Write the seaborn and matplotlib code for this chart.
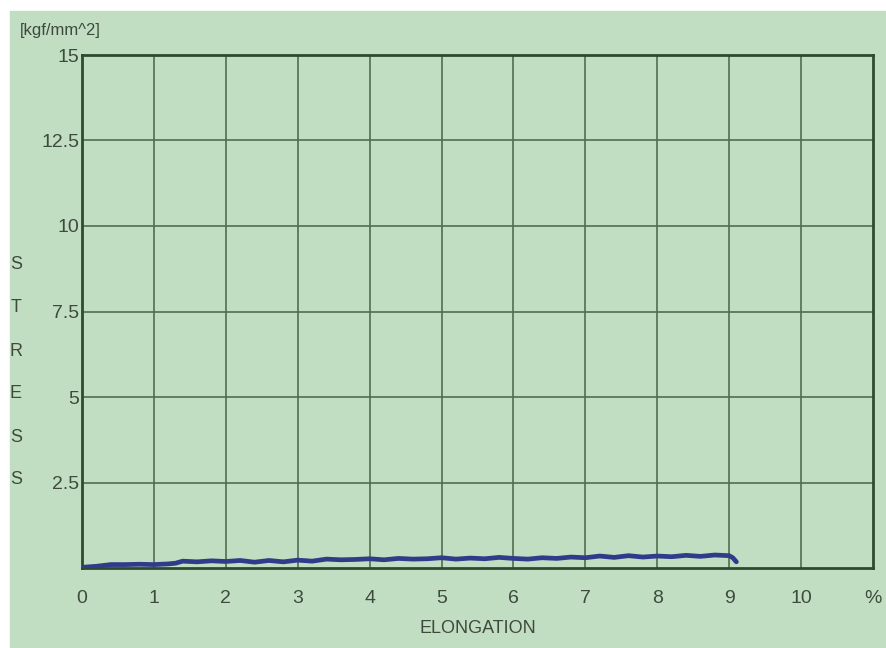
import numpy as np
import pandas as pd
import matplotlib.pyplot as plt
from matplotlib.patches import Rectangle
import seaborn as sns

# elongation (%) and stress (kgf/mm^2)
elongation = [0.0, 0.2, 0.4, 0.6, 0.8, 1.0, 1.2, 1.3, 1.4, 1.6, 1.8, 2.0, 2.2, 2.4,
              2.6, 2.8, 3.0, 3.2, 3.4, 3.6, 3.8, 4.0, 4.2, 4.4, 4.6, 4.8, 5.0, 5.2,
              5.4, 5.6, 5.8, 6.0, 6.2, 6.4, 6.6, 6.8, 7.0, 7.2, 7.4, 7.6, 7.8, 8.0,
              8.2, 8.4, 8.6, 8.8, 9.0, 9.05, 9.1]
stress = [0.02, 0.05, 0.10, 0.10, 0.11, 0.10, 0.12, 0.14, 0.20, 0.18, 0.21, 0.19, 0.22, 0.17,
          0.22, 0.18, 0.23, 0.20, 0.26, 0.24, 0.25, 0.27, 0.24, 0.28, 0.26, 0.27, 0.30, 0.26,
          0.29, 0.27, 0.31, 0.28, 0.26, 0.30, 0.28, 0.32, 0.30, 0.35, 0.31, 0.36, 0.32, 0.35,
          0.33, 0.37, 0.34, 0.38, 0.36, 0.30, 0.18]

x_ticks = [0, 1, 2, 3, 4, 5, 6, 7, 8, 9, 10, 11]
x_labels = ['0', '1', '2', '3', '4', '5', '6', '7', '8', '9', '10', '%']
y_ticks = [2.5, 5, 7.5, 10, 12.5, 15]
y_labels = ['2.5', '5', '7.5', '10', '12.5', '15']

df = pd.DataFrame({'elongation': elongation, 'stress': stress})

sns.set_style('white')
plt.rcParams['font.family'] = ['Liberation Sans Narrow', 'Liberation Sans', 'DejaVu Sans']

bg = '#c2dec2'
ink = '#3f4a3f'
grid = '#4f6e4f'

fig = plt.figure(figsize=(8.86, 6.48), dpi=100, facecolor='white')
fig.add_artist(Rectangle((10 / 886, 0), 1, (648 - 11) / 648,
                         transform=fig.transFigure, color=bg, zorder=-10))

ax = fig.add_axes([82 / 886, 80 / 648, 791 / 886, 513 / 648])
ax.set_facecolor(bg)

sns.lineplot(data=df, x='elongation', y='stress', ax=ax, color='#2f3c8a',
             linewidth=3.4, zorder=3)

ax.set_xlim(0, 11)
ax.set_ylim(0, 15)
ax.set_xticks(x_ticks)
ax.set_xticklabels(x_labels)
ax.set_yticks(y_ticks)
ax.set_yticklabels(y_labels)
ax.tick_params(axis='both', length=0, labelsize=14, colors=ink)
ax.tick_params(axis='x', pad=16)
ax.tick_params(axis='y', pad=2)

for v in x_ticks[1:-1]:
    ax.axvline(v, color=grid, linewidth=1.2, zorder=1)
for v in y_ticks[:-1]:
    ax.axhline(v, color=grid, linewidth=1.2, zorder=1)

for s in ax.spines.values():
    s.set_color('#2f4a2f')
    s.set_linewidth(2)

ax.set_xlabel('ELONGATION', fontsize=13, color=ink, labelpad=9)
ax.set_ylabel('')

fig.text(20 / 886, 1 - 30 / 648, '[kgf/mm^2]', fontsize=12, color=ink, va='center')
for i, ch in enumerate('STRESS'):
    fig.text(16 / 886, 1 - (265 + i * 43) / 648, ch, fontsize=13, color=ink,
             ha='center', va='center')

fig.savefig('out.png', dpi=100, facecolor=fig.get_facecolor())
******
[JOB] All of the data above should be transcribed verbatim, with pictures omitted.

[THE RESULT]
Write the seaborn and matplotlib code for this chart.
import numpy as np
import pandas as pd
import matplotlib.pyplot as plt
from matplotlib.patches import Rectangle
import seaborn as sns

# elongation (%) and stress (kgf/mm^2)
elongation = [0.0, 0.2, 0.4, 0.6, 0.8, 1.0, 1.2, 1.3, 1.4, 1.6, 1.8, 2.0, 2.2, 2.4,
              2.6, 2.8, 3.0, 3.2, 3.4, 3.6, 3.8, 4.0, 4.2, 4.4, 4.6, 4.8, 5.0, 5.2,
              5.4, 5.6, 5.8, 6.0, 6.2, 6.4, 6.6, 6.8, 7.0, 7.2, 7.4, 7.6, 7.8, 8.0,
              8.2, 8.4, 8.6, 8.8, 9.0, 9.05, 9.1]
stress = [0.02, 0.05, 0.10, 0.10, 0.11, 0.10, 0.12, 0.14, 0.20, 0.18, 0.21, 0.19, 0.22, 0.17,
          0.22, 0.18, 0.23, 0.20, 0.26, 0.24, 0.25, 0.27, 0.24, 0.28, 0.26, 0.27, 0.30, 0.26,
          0.29, 0.27, 0.31, 0.28, 0.26, 0.30, 0.28, 0.32, 0.30, 0.35, 0.31, 0.36, 0.32, 0.35,
          0.33, 0.37, 0.34, 0.38, 0.36, 0.30, 0.18]

x_ticks = [0, 1, 2, 3, 4, 5, 6, 7, 8, 9, 10, 11]
x_labels = ['0', '1', '2', '3', '4', '5', '6', '7', '8', '9', '10', '%']
y_ticks = [2.5, 5, 7.5, 10, 12.5, 15]
y_labels = ['2.5', '5', '7.5', '10', '12.5', '15']

df = pd.DataFrame({'elongation': elongation, 'stress': stress})

sns.set_style('white')
plt.rcParams['font.family'] = ['Liberation Sans Narrow', 'Liberation Sans', 'DejaVu Sans']

bg = '#c2dec2'
ink = '#3f4a3f'
grid = '#4f6e4f'

fig = plt.figure(figsize=(8.86, 6.48), dpi=100, facecolor='white')
fig.add_artist(Rectangle((10 / 886, 0), 1, (648 - 11) / 648,
                         transform=fig.transFigure, color=bg, zorder=-10))

ax = fig.add_axes([82 / 886, 80 / 648, 791 / 886, 513 / 648])
ax.set_facecolor(bg)

sns.lineplot(data=df, x='elongation', y='stress', ax=ax, color='#2f3c8a',
             linewidth=3.4, zorder=3)

ax.set_xlim(0, 11)
ax.set_ylim(0, 15)
ax.set_xticks(x_ticks)
ax.set_xticklabels(x_labels)
ax.set_yticks(y_ticks)
ax.set_yticklabels(y_labels)
ax.tick_params(axis='both', length=0, labelsize=14, colors=ink)
ax.tick_params(axis='x', pad=16)
ax.tick_params(axis='y', pad=2)

for v in x_ticks[1:-1]:
    ax.axvline(v, color=grid, linewidth=1.2, zorder=1)
for v in y_ticks[:-1]:
    ax.axhline(v, color=grid, linewidth=1.2, zorder=1)

for s in ax.spines.values():
    s.set_color('#2f4a2f')
    s.set_linewidth(2)

ax.set_xlabel('ELONGATION', fontsize=13, color=ink, labelpad=9)
ax.set_ylabel('')

fig.text(20 / 886, 1 - 30 / 648, '[kgf/mm^2]', fontsize=12, color=ink, va='center')
for i, ch in enumerate('STRESS'):
    fig.text(16 / 886, 1 - (265 + i * 43) / 648, ch, fontsize=13, color=ink,
             ha='center', va='center')

fig.savefig('out.png', dpi=100, facecolor=fig.get_facecolor())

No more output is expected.